-------- Available data --------
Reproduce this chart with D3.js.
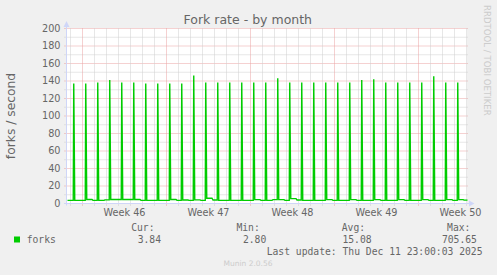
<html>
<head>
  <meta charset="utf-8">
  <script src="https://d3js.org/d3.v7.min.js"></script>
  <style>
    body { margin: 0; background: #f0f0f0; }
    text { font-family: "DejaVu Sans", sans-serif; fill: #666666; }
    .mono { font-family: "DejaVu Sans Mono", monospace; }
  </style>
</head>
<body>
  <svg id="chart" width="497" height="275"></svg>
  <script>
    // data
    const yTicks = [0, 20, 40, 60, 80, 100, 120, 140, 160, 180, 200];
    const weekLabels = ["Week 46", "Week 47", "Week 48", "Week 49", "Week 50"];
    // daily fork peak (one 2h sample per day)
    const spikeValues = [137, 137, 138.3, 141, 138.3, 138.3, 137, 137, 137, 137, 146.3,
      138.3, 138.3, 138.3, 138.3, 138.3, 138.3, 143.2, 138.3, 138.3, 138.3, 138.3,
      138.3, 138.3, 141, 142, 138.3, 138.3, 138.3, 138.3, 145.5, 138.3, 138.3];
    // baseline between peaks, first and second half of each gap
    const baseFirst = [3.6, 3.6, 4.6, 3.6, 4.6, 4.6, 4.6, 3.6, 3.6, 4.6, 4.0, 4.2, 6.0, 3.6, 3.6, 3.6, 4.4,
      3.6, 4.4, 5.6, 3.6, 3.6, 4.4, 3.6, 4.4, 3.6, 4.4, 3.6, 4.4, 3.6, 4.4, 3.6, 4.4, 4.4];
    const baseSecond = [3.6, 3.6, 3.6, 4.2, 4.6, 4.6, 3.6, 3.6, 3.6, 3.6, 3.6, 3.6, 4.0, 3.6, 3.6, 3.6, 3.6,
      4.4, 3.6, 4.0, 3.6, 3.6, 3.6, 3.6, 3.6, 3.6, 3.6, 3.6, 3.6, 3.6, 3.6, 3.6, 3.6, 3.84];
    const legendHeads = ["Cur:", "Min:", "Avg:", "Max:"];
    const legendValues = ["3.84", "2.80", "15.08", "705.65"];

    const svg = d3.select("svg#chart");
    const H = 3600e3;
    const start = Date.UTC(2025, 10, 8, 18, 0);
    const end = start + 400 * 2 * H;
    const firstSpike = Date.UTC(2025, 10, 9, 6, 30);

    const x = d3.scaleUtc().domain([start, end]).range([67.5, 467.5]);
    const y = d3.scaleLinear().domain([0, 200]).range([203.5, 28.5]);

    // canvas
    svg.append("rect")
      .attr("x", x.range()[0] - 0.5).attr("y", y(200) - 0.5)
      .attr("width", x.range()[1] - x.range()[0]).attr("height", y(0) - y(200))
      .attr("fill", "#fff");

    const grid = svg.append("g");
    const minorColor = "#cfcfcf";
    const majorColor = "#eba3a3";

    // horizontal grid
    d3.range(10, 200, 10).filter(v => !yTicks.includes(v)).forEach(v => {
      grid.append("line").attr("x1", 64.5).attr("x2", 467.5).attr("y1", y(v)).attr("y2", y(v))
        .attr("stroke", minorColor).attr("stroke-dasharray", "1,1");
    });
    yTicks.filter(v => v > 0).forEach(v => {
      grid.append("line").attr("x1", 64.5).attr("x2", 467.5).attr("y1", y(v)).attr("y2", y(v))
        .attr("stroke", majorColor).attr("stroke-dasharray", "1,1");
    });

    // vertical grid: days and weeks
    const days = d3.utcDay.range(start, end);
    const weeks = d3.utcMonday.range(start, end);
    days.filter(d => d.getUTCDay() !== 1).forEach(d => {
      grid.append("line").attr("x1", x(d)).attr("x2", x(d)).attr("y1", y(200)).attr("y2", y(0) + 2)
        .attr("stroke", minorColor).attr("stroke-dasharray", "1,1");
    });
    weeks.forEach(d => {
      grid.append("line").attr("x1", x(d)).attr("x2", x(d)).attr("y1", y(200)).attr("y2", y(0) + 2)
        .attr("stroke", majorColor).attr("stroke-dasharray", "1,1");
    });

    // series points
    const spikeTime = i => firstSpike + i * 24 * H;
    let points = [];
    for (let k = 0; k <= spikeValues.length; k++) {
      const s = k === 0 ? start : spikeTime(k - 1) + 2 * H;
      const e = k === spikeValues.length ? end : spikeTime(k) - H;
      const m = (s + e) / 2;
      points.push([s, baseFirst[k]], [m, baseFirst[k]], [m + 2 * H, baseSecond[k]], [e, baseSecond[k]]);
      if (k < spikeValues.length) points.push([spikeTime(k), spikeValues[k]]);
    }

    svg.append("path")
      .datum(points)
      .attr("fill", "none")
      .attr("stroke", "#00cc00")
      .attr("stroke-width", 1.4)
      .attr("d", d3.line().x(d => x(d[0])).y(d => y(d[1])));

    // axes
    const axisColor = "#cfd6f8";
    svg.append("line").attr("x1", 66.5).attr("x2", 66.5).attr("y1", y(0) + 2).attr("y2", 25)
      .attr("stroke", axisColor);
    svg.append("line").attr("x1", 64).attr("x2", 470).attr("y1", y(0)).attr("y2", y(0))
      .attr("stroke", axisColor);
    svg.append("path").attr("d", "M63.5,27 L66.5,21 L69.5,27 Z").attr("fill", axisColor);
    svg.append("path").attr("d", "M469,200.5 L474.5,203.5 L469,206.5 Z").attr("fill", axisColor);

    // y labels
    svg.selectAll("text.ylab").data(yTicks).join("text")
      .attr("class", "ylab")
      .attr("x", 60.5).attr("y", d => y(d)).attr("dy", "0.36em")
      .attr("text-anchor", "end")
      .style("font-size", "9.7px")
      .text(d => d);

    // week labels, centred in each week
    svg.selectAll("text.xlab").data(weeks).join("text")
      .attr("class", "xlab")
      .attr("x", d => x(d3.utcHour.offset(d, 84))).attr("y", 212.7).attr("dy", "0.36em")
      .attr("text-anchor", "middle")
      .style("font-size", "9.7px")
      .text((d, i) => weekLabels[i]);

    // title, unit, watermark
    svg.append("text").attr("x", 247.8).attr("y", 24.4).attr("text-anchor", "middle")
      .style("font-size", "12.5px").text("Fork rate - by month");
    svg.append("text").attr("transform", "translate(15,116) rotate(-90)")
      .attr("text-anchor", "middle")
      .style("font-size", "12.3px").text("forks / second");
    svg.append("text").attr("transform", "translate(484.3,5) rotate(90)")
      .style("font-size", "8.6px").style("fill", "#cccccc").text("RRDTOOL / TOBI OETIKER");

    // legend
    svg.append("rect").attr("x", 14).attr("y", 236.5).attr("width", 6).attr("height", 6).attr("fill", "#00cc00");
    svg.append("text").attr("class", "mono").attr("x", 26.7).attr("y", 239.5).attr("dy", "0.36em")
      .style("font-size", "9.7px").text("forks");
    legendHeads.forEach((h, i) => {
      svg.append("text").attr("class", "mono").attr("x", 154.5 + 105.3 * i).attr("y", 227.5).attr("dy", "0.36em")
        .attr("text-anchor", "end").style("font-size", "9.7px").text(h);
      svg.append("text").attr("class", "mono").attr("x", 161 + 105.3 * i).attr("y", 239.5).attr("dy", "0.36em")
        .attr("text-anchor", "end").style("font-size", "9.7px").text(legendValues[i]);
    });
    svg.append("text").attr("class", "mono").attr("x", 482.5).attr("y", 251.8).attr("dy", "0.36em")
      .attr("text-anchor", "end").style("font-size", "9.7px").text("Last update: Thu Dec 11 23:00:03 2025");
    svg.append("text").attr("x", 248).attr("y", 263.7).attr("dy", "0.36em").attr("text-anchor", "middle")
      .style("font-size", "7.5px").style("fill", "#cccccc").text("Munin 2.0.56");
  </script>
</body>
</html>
--------
__Exercise aim__
Quote each line of the listing exactly, but leave the pictures out.

__Result of this task__
Reproduce this chart with D3.js.
<html>
<head>
  <meta charset="utf-8">
  <script src="https://d3js.org/d3.v7.min.js"></script>
  <style>
    body { margin: 0; background: #f0f0f0; }
    text { font-family: "DejaVu Sans", sans-serif; fill: #666666; }
    .mono { font-family: "DejaVu Sans Mono", monospace; }
  </style>
</head>
<body>
  <svg id="chart" width="497" height="275"></svg>
  <script>
    // data
    const yTicks = [0, 20, 40, 60, 80, 100, 120, 140, 160, 180, 200];
    const weekLabels = ["Week 46", "Week 47", "Week 48", "Week 49", "Week 50"];
    // daily fork peak (one 2h sample per day)
    const spikeValues = [137, 137, 138.3, 141, 138.3, 138.3, 137, 137, 137, 137, 146.3,
      138.3, 138.3, 138.3, 138.3, 138.3, 138.3, 143.2, 138.3, 138.3, 138.3, 138.3,
      138.3, 138.3, 141, 142, 138.3, 138.3, 138.3, 138.3, 145.5, 138.3, 138.3];
    // baseline between peaks, first and second half of each gap
    const baseFirst = [3.6, 3.6, 4.6, 3.6, 4.6, 4.6, 4.6, 3.6, 3.6, 4.6, 4.0, 4.2, 6.0, 3.6, 3.6, 3.6, 4.4,
      3.6, 4.4, 5.6, 3.6, 3.6, 4.4, 3.6, 4.4, 3.6, 4.4, 3.6, 4.4, 3.6, 4.4, 3.6, 4.4, 4.4];
    const baseSecond = [3.6, 3.6, 3.6, 4.2, 4.6, 4.6, 3.6, 3.6, 3.6, 3.6, 3.6, 3.6, 4.0, 3.6, 3.6, 3.6, 3.6,
      4.4, 3.6, 4.0, 3.6, 3.6, 3.6, 3.6, 3.6, 3.6, 3.6, 3.6, 3.6, 3.6, 3.6, 3.6, 3.6, 3.84];
    const legendHeads = ["Cur:", "Min:", "Avg:", "Max:"];
    const legendValues = ["3.84", "2.80", "15.08", "705.65"];

    const svg = d3.select("svg#chart");
    const H = 3600e3;
    const start = Date.UTC(2025, 10, 8, 18, 0);
    const end = start + 400 * 2 * H;
    const firstSpike = Date.UTC(2025, 10, 9, 6, 30);

    const x = d3.scaleUtc().domain([start, end]).range([67.5, 467.5]);
    const y = d3.scaleLinear().domain([0, 200]).range([203.5, 28.5]);

    // canvas
    svg.append("rect")
      .attr("x", x.range()[0] - 0.5).attr("y", y(200) - 0.5)
      .attr("width", x.range()[1] - x.range()[0]).attr("height", y(0) - y(200))
      .attr("fill", "#fff");

    const grid = svg.append("g");
    const minorColor = "#cfcfcf";
    const majorColor = "#eba3a3";

    // horizontal grid
    d3.range(10, 200, 10).filter(v => !yTicks.includes(v)).forEach(v => {
      grid.append("line").attr("x1", 64.5).attr("x2", 467.5).attr("y1", y(v)).attr("y2", y(v))
        .attr("stroke", minorColor).attr("stroke-dasharray", "1,1");
    });
    yTicks.filter(v => v > 0).forEach(v => {
      grid.append("line").attr("x1", 64.5).attr("x2", 467.5).attr("y1", y(v)).attr("y2", y(v))
        .attr("stroke", majorColor).attr("stroke-dasharray", "1,1");
    });

    // vertical grid: days and weeks
    const days = d3.utcDay.range(start, end);
    const weeks = d3.utcMonday.range(start, end);
    days.filter(d => d.getUTCDay() !== 1).forEach(d => {
      grid.append("line").attr("x1", x(d)).attr("x2", x(d)).attr("y1", y(200)).attr("y2", y(0) + 2)
        .attr("stroke", minorColor).attr("stroke-dasharray", "1,1");
    });
    weeks.forEach(d => {
      grid.append("line").attr("x1", x(d)).attr("x2", x(d)).attr("y1", y(200)).attr("y2", y(0) + 2)
        .attr("stroke", majorColor).attr("stroke-dasharray", "1,1");
    });

    // series points
    const spikeTime = i => firstSpike + i * 24 * H;
    let points = [];
    for (let k = 0; k <= spikeValues.length; k++) {
      const s = k === 0 ? start : spikeTime(k - 1) + 2 * H;
      const e = k === spikeValues.length ? end : spikeTime(k) - H;
      const m = (s + e) / 2;
      points.push([s, baseFirst[k]], [m, baseFirst[k]], [m + 2 * H, baseSecond[k]], [e, baseSecond[k]]);
      if (k < spikeValues.length) points.push([spikeTime(k), spikeValues[k]]);
    }

    svg.append("path")
      .datum(points)
      .attr("fill", "none")
      .attr("stroke", "#00cc00")
      .attr("stroke-width", 1.4)
      .attr("d", d3.line().x(d => x(d[0])).y(d => y(d[1])));

    // axes
    const axisColor = "#cfd6f8";
    svg.append("line").attr("x1", 66.5).attr("x2", 66.5).attr("y1", y(0) + 2).attr("y2", 25)
      .attr("stroke", axisColor);
    svg.append("line").attr("x1", 64).attr("x2", 470).attr("y1", y(0)).attr("y2", y(0))
      .attr("stroke", axisColor);
    svg.append("path").attr("d", "M63.5,27 L66.5,21 L69.5,27 Z").attr("fill", axisColor);
    svg.append("path").attr("d", "M469,200.5 L474.5,203.5 L469,206.5 Z").attr("fill", axisColor);

    // y labels
    svg.selectAll("text.ylab").data(yTicks).join("text")
      .attr("class", "ylab")
      .attr("x", 60.5).attr("y", d => y(d)).attr("dy", "0.36em")
      .attr("text-anchor", "end")
      .style("font-size", "9.7px")
      .text(d => d);

    // week labels, centred in each week
    svg.selectAll("text.xlab").data(weeks).join("text")
      .attr("class", "xlab")
      .attr("x", d => x(d3.utcHour.offset(d, 84))).attr("y", 212.7).attr("dy", "0.36em")
      .attr("text-anchor", "middle")
      .style("font-size", "9.7px")
      .text((d, i) => weekLabels[i]);

    // title, unit, watermark
    svg.append("text").attr("x", 247.8).attr("y", 24.4).attr("text-anchor", "middle")
      .style("font-size", "12.5px").text("Fork rate - by month");
    svg.append("text").attr("transform", "translate(15,116) rotate(-90)")
      .attr("text-anchor", "middle")
      .style("font-size", "12.3px").text("forks / second");
    svg.append("text").attr("transform", "translate(484.3,5) rotate(90)")
      .style("font-size", "8.6px").style("fill", "#cccccc").text("RRDTOOL / TOBI OETIKER");

    // legend
    svg.append("rect").attr("x", 14).attr("y", 236.5).attr("width", 6).attr("height", 6).attr("fill", "#00cc00");
    svg.append("text").attr("class", "mono").attr("x", 26.7).attr("y", 239.5).attr("dy", "0.36em")
      .style("font-size", "9.7px").text("forks");
    legendHeads.forEach((h, i) => {
      svg.append("text").attr("class", "mono").attr("x", 154.5 + 105.3 * i).attr("y", 227.5).attr("dy", "0.36em")
        .attr("text-anchor", "end").style("font-size", "9.7px").text(h);
      svg.append("text").attr("class", "mono").attr("x", 161 + 105.3 * i).attr("y", 239.5).attr("dy", "0.36em")
        .attr("text-anchor", "end").style("font-size", "9.7px").text(legendValues[i]);
    });
    svg.append("text").attr("class", "mono").attr("x", 482.5).attr("y", 251.8).attr("dy", "0.36em")
      .attr("text-anchor", "end").style("font-size", "9.7px").text("Last update: Thu Dec 11 23:00:03 2025");
    svg.append("text").attr("x", 248).attr("y", 263.7).attr("dy", "0.36em").attr("text-anchor", "middle")
      .style("font-size", "7.5px").style("fill", "#cccccc").text("Munin 2.0.56");
  </script>
</body>
</html>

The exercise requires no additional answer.